> Written exercise
Nothing but the lines from the top of the data to the line holding "plt.rcParams['mathtext.fontset'] = 'dejavusans'" should be printed, word for word and both ends included; leave the pictures out.

+++ Recorded data +++

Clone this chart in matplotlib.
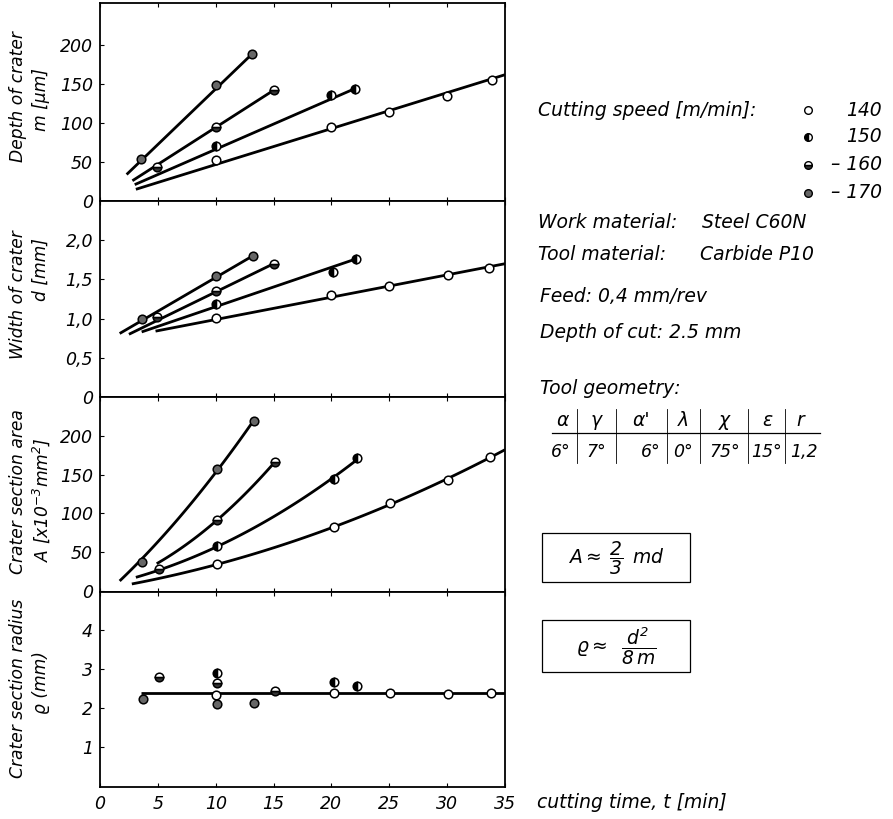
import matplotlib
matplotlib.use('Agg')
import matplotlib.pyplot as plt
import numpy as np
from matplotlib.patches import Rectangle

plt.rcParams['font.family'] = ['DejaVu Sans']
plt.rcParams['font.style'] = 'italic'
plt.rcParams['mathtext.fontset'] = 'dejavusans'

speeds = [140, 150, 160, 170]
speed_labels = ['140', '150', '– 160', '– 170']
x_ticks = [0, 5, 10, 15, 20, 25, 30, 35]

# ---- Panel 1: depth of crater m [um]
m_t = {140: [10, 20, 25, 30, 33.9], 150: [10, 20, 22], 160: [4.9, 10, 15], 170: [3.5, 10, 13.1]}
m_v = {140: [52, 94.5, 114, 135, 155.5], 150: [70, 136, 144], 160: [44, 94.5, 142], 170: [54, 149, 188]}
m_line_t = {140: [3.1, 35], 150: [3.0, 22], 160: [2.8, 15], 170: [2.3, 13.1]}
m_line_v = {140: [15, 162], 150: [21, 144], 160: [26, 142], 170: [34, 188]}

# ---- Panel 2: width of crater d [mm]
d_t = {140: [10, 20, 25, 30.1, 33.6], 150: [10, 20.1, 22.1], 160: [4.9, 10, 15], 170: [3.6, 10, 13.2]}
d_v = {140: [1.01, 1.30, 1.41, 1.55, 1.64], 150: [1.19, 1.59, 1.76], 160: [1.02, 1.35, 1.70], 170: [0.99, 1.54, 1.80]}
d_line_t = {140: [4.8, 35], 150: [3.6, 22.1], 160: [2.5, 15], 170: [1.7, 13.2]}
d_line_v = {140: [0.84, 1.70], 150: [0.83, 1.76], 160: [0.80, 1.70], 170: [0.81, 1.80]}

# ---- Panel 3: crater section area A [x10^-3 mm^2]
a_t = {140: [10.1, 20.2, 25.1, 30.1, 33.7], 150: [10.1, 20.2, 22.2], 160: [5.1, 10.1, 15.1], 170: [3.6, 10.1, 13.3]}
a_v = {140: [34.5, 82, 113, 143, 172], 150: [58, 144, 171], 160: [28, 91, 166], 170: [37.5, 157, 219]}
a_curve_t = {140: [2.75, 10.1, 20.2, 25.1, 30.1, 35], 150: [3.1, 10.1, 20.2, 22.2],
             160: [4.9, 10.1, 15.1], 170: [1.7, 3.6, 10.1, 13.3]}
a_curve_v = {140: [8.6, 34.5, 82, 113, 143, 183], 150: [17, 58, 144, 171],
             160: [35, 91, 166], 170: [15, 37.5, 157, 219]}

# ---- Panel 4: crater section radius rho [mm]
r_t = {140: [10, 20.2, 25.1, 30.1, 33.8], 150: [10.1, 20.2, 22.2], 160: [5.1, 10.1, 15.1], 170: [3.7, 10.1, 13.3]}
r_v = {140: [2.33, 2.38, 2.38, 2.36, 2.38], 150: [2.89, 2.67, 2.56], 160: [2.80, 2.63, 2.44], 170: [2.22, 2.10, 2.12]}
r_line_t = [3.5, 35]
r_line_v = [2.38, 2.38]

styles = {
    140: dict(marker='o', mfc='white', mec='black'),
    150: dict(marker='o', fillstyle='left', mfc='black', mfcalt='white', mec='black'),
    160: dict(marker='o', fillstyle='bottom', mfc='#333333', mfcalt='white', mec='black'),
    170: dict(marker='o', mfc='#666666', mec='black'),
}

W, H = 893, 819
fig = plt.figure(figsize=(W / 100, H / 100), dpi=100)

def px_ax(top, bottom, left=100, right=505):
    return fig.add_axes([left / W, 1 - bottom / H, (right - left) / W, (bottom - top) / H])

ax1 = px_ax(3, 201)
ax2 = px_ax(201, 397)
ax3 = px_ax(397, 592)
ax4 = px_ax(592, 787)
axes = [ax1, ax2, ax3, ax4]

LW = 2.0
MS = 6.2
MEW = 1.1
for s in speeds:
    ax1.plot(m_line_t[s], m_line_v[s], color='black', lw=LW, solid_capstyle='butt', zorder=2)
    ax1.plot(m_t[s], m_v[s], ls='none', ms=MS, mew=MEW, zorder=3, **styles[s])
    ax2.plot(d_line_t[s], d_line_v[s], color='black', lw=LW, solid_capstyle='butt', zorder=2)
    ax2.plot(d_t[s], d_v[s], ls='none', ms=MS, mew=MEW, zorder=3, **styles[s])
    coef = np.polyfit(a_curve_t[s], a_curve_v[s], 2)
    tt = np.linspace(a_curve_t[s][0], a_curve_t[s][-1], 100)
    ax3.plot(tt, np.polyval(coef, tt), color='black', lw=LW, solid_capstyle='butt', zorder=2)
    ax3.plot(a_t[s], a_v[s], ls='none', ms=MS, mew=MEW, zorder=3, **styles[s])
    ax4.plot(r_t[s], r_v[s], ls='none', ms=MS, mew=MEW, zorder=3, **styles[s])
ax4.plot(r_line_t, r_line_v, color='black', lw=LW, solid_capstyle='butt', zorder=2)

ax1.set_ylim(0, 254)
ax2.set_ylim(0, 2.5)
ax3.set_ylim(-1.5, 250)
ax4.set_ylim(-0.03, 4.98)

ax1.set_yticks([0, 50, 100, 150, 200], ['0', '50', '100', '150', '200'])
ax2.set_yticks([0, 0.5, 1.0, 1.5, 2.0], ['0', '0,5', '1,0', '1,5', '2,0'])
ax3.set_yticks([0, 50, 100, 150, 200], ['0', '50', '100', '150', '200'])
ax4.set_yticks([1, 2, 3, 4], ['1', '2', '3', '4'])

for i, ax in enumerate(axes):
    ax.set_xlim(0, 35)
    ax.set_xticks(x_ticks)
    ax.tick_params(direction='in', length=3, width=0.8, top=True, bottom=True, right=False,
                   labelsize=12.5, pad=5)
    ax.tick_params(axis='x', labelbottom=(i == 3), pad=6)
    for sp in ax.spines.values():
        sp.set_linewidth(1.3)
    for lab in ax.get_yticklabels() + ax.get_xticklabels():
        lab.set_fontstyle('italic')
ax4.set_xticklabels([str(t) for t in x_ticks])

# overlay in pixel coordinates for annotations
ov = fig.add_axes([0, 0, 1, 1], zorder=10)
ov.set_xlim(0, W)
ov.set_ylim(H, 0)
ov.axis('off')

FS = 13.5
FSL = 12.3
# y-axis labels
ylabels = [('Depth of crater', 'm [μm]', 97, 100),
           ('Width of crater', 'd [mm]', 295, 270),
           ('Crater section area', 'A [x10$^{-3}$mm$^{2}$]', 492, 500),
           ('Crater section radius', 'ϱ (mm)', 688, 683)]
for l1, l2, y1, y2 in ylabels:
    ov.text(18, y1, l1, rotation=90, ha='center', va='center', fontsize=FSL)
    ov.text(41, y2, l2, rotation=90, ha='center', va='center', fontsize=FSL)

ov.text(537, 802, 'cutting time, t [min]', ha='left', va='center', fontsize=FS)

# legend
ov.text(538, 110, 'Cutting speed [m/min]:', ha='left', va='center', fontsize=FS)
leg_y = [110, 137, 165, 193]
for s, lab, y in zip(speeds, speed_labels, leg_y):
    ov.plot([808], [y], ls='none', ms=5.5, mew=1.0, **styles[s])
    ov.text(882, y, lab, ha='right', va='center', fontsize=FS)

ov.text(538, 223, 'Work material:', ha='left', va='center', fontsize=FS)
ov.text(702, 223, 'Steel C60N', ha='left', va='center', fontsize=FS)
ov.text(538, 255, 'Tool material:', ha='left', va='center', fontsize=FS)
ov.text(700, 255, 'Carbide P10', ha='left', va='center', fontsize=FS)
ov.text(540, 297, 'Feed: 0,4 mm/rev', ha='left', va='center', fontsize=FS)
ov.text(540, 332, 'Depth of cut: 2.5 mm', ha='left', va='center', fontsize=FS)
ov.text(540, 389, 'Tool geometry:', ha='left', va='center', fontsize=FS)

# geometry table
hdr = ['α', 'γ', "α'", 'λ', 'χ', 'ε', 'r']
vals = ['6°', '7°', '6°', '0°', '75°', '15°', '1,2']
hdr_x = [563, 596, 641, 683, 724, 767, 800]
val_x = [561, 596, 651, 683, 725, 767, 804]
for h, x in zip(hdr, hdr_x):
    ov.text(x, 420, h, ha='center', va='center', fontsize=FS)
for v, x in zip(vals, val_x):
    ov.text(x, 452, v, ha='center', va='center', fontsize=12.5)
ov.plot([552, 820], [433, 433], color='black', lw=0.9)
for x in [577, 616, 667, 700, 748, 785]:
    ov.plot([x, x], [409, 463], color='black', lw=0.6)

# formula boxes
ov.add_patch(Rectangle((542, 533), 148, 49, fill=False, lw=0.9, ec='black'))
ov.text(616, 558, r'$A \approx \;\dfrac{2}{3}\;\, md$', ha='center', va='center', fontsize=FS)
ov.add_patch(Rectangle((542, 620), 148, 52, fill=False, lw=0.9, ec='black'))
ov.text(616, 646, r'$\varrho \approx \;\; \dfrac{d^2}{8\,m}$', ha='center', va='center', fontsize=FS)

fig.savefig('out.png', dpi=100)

+++

> Written answer
Clone this chart in matplotlib.
import matplotlib
matplotlib.use('Agg')
import matplotlib.pyplot as plt
import numpy as np
from matplotlib.patches import Rectangle

plt.rcParams['font.family'] = ['DejaVu Sans']
plt.rcParams['font.style'] = 'italic'
plt.rcParams['mathtext.fontset'] = 'dejavusans'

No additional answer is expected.